# Friction and spinning mass

1. Sep 25, 2009

### Zhalfirin88

Spinning mass

1. The problem statement, all variables and given/known data
1) A mass of 7.10 kg is suspended from a 1.21 m long string. It revolves in a horizontal circle as shown in the figure. The tangential speed of the mass is 2.90 m/s. Calculate the angle between the string and the vertical.

3. The attempt at a solution

For 1) I have the equation down to:

$$\frac{gL}{v^2} - \frac{gL}{v^2}cos^2 \theta - cos \theta = 0$$ How would I put this into the quadratic formula? (L = length of string)

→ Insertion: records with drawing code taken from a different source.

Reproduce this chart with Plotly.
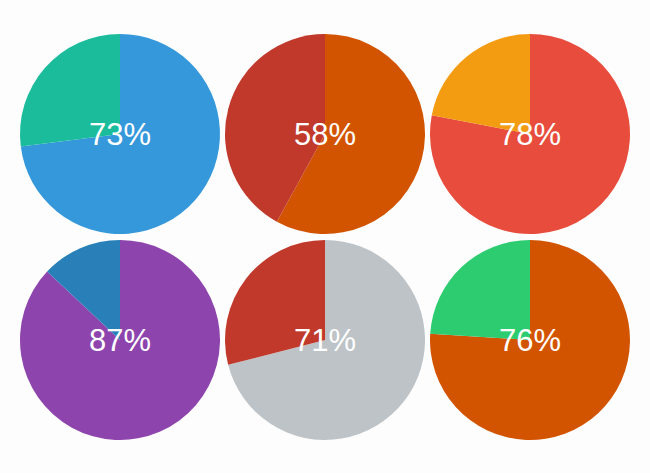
import plotly.graph_objects as go

labels = ["value", "rest"]
values = [73, 58, 78, 87, 71, 76]
main_colors = ["#3498db", "#d35400", "#e74c3c", "#8e44ad", "#bdc3c7", "#d35400"]
rest_colors = ["#1abc9c", "#c0392b", "#f39c12", "#2980b9", "#c0392b", "#2ecc71"]

W, H = 650, 473
ml, mr, mt, mb = 20, 20, 34, 33
pw, ph = W - ml - mr, H - mt - mb
size, gx, gy = 200, 5, 6

fig = go.Figure()
annotations = []
for i, v in enumerate(values):
    r, c = divmod(i, 3)
    x0 = c * (size + gx) / pw
    x1 = (c * (size + gx) + size) / pw
    y1 = 1 - r * (size + gy) / ph
    y0 = 1 - (r * (size + gy) + size) / ph
    fig.add_trace(go.Pie(
        labels=labels, values=[v, 100 - v], sort=False, direction="clockwise",
        rotation=0, textinfo="none", hoverinfo="skip",
        marker=dict(colors=[main_colors[i], rest_colors[i]], line=dict(width=0)),
        domain=dict(x=[x0, min(x1, 1)], y=[max(y0, 0), y1]), showlegend=False,
    ))
    annotations.append(dict(
        x=(x0 + x1) / 2, y=(y0 + y1) / 2, xref="paper", yref="paper",
        text=f"{v}%", showarrow=False, xanchor="center", yanchor="middle",
        font=dict(family="Liberation Sans, Arial, sans-serif", size=31, color="white"),
    ))

fig.update_layout(
    width=W, height=H, margin=dict(l=ml, r=mr, t=mt, b=mb),
    paper_bgcolor="#fdfdfd", plot_bgcolor="#fdfdfd",
    annotations=annotations,
)
fig.write_html(
    "out.html",
    config={"displayModeBar": False},
    post_script="document.body.style.margin='0';document.body.style.background='#fdfdfd';",
)
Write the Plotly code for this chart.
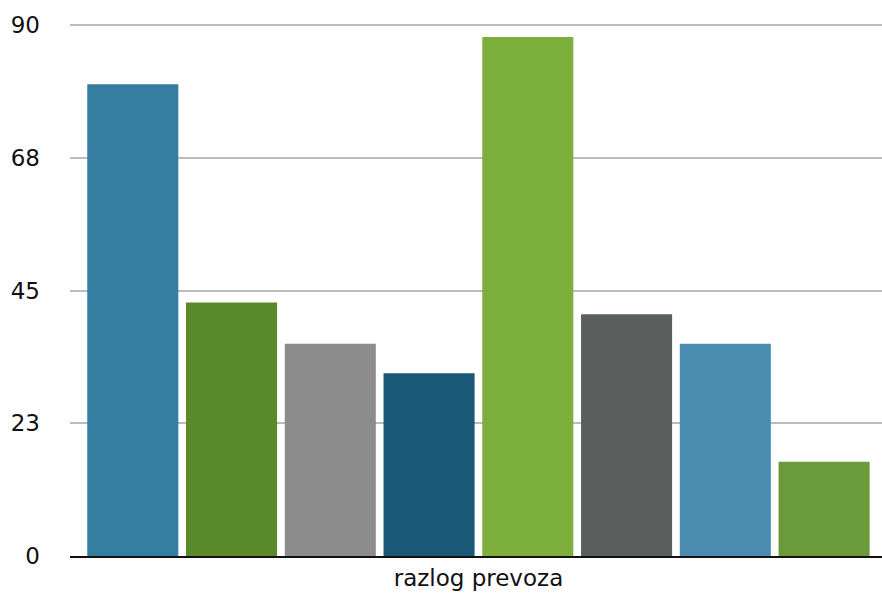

Last edited by a moderator: Apr 24, 2017
2. Sep 25, 2009

### Jebus_Chris

You should show what you did. For both of them you just need to draw an fbd and find the net force.

3. Sep 25, 2009

### Zhalfirin88

I have shown what I did? If I were to show everything that would be a hell of a lot of typing. I've already done FBD, all I need is what has been asked.

Problem 1:

$$T_y - mg = 0$$ X-Direction: $$T sin \theta = \frac{mv^2}{r}$$

$$T cos\theta = mg$$ X-Direction: $$T sin \theta = \frac{mv^2}{Lsin \theta}$$

$$T = \frac{mg}{cos \theta}$$ X-Direction: $$T = \frac{mv^2}{Lsin^2 \theta}$$

$$\frac{mg}{cos \theta} = \frac {mv^2}{Lsin^2 \theta}$$

$$mgL sin^2 \theta = mv^2 cos \theta$$

$$gL(1-cos^2 \theta) = v^2 cos \theta$$ Thus:

$$\frac{gL}{v^2} - \frac{gL}{v^2}cos^2 \theta - cos\theta = 0$$

Last edited: Sep 25, 2009
4. Sep 25, 2009

### Jebus_Chris

I have no idea what you did for (1). What were you x and y equations for force?

5. Sep 25, 2009

### Zhalfirin88

I edited above for #1. The x-direction is on the right side, y on the left.

6. Sep 25, 2009

### Jebus_Chris

Alright, when I did it I had the radius as L >>
In your final equation just set cos$$\theta$$ = x.

7. Sep 25, 2009

### Zhalfirin88

I did that but wouldn't you get something like

$$\frac{1 \pm \sqrt{1^2 - 4(1.41)(1.41)} }{2(1.41)}$$

Which would simplify to:

$$\frac{1 \pm \sqrt {-6.9524}}{2.82}$$

?

Edit: For reference the equation would be $$1.41x^2 - x + 1.41$$ Edited out 2nd question.

Last edited: Sep 25, 2009
8. Sep 25, 2009

### Jebus_Chris

$$\frac{gL}{v^2} - \frac{gL}{v^2}cos^2 \theta - cos\theta = 0$$
So the quadratic equation would be
$$-1.41x^2 - x + 1.41$$
You had a positive when it is actually negative.